Il patron della famiglia, Salvatore, è morto nel 2018, durante lo svolgimento del processo di appello. La primogenita, Jonella ( ex presidente di Fonsai), era finita agli arresti nel 2013 e dopo quattro mesi di carcere e altri otto ai domiciliari, il tribunale di Torino ha revocato la misura cautelare.
La seconda figlia, Giulia, era stata arrestata nel 2013 con la sorella e ha passato 40 giorni al carcere di Vercelli, da cui venne scarcerata sulla base di una perizia con cui si attestava il suo profondo malessere psichico.
La vicenda, però, aveva provocato un terremoto nel governo Letta, perché l’allora ministro della Giustizia e amica della famiglia, Annamaria Cancellieri fu intercettata al telefono con la moglie del costruttore proprio nel giorno degli arresti e diceva di essere a disposizione. Cancellieri, sentita come persona informata sui fatti, aveva confermato di aver “sensibilizzato” il Dipartimento dell’amministrazione penitenziaria sulle condizioni della Ligresti.
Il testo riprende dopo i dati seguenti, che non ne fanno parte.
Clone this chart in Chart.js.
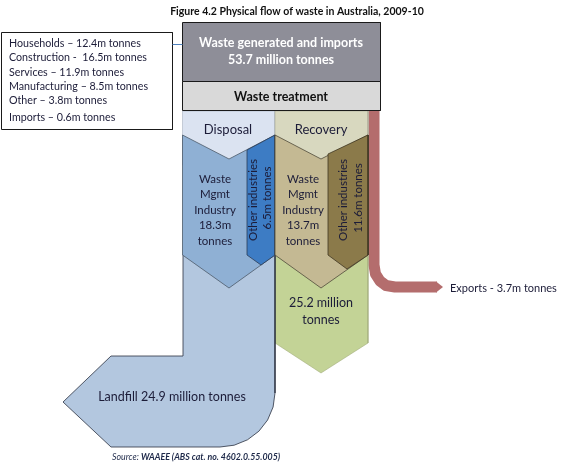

Giulia Ligresti ha patteggiato a 2 anni e 8 mesi di reclusione nell’ambito dell’inchiesta torinese e nel novembre scorso i giudici hanno accolto l’istanza di scarcerazione formulata dai legali all'interno di un'istanza di revisione del patteggiamento sulla base dell'assoluzione per il fratello ' per gli stessi fatti' a Milano. L’ultimogenito, Paolo, è stato infatti assolto anche in appello da entrambi i reati di falso in bilancio e aggiotaggio nel processo Fonsai.